Coram's Fields, WC1N

It is testament to the versatility of the public toilet that something originally intended simply as a place for members of the public to relieve themselves has long since outgrown its original purpose and can be used today by anyone from a junkie wanting to shoot up his latest fix to somebody just looking for a convenient place to dispose of an unwanted baby, but the way that public toilets have been adapted to multiple uses is something that has often been attributed to Thomas Coram, who established a Foundling Hospital on what is now Coram’s Fields.

  Realizing that many mothers were understandably reluctant to deposit their unwanted children in the hospital itself, Coram had some public conveniences built in nearby Guilford Place, knowing that its location was sufficiently far away from the hospital that mothers could abandon their children without being noticed but close enough that the infants could be collected before any harm could come to them, and the original design of the toilet included a hatch and chute into which the newborns could be safely deposited. The hospital left its original site in 1926 but the toilets were kept open for several more decades as a memorial to their visionary founder.

Thursday, 14 May 2009

Marble Arch, W1

Originally featured in Time Out London, 14-20 May 2009

Many tourists get hopelessly lost trying to find the toilets at Marble Arch due to the labyrinth of underpasses that surrounds the station, but few know of the reason for this apparently illogical design. For when Speakers’ Corner was created in 1872 some MPs were concerned about the effect free speech would have on a volatile public so agreed to it as long as they were allowed to design the nearby conveniences, for reasons that became apparent shortly after they opened, during a speech by Karl Marx.

    Midway through his oratory, Marx went off to use the lavatory but struggled to find it and after walking around for a while soon became horribly lost and disorientated, at one point entering the ladies’ toilet by mistake and being chased out by an irate old woman who took him to be a pervert. By the time he had found the gents’ and returned to his podium, almost half an hour had passed and his audience had grown bored and wandered off, which was exactly what the MPs had intended when they designed the facility.

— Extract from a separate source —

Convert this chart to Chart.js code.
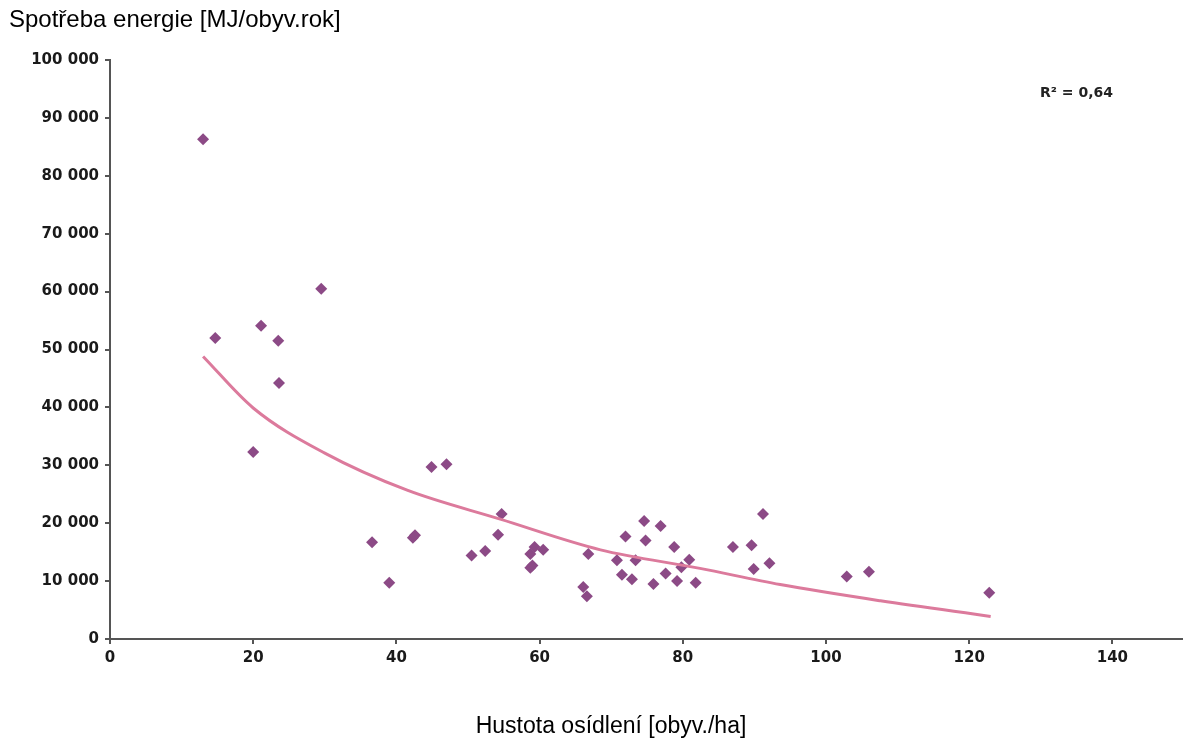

Historians have subsequently cited this as one of the major examples of political ideologies failing to take off as a result of cunning toilet design.


Thursday, 7 May 2009

Leyden Street, E1

No Jack the Ripper walk is complete without a visit to this toilet, which is forever linked to the legend of London’s best loved serial killer due to an incident that took place in 1888 when Annie Chapman, a keen amateur prostitute, was approached by a mysterious stranger who then pulled out a knife and attempted to stab her. Chapman managed to get away, and ran into the conveniences in the hope of hiding, only to make a fatal mistake: crouching in one of the cubicles she noticed that the toilet had not been flushed so pulled the chain out of habit. The silence of the East London night was immediately broken and the Ripper, alerted to her whereabouts, ran down into the facility in hot pursuit; whilst Chapman evaded him once more he eventually caught and brutally murdered her on nearby Hanbury Street.

     Decades later, however, Ripperologists used the incident in an attempt to prove the briefly fashionable theory that the Ripper was in fact Queen Victoria, arguing that she had taken to prowling the streets and committing murders in an attempt to rid London of undesirables. Their ‘proof’ was that Victorian morality would have prevented a man from entering a ladies’ toilet, so the killer must have been female, but critics pointed out that a deranged and maniacal murderer would have paid scant attention to such a piece of social etiquette, and the theory was swiftly discredited.